Есть вещи, о которых литература не имеет права говорить: нужно что-то иное. Абсолютно беспристрастное свидетельство. Проза, голая, как зэк в лагерной бане, как заключенные Освенцима, сваленные в хлорную яму. Проза, отказавшаяся от всего прозаического, о людях, лишенных всего человеческого. Шаламов это сделал, и это оказалось чрезвычайно сильно. Пусть эмоции, вызываемые его прозой, суть эмоции довольно простые, «первого порядка», а настоящую цену имеют, на мой взгляд, только более сложные — умиление, жалость, нежность, благодарность, бескорыстный восторг, — но ударить по голове можно и лопатой, предметом простым и надежным.

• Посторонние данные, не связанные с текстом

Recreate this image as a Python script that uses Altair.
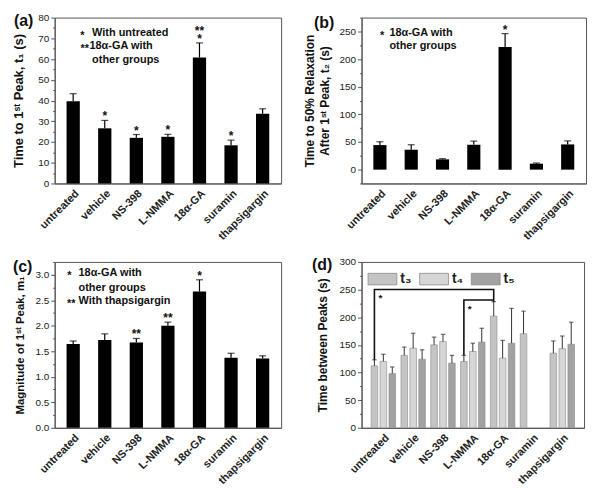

Катарсиса такая литература не предполагает — но отвращение к человеческой природе внушает стопроцентно и не обещает никаких утешений типа «Автор все это прошел и остался человеком». Не остался.
В русской литературе XX века всего две книги, авторы которых не описывают, а на собственном примере демонстрируют, что такое распад растоптанного человека: «Вторая книга» Надежды Мандельштам и «Колымские рассказы» Шаламова. У Шаламова особенно наглядны этапы постепенного разрушения личности: в «КР-2» случаются оборванные фразы, необоснованные инверсии, бессмысленные повторы, композиционные провалы, бормотание безумца. К семьдесят второму году он был руиной и не побоялся сделать себя еще одной, самой наглядной иллюстрацией главного тезиса: проект «Человек» надо закрывать.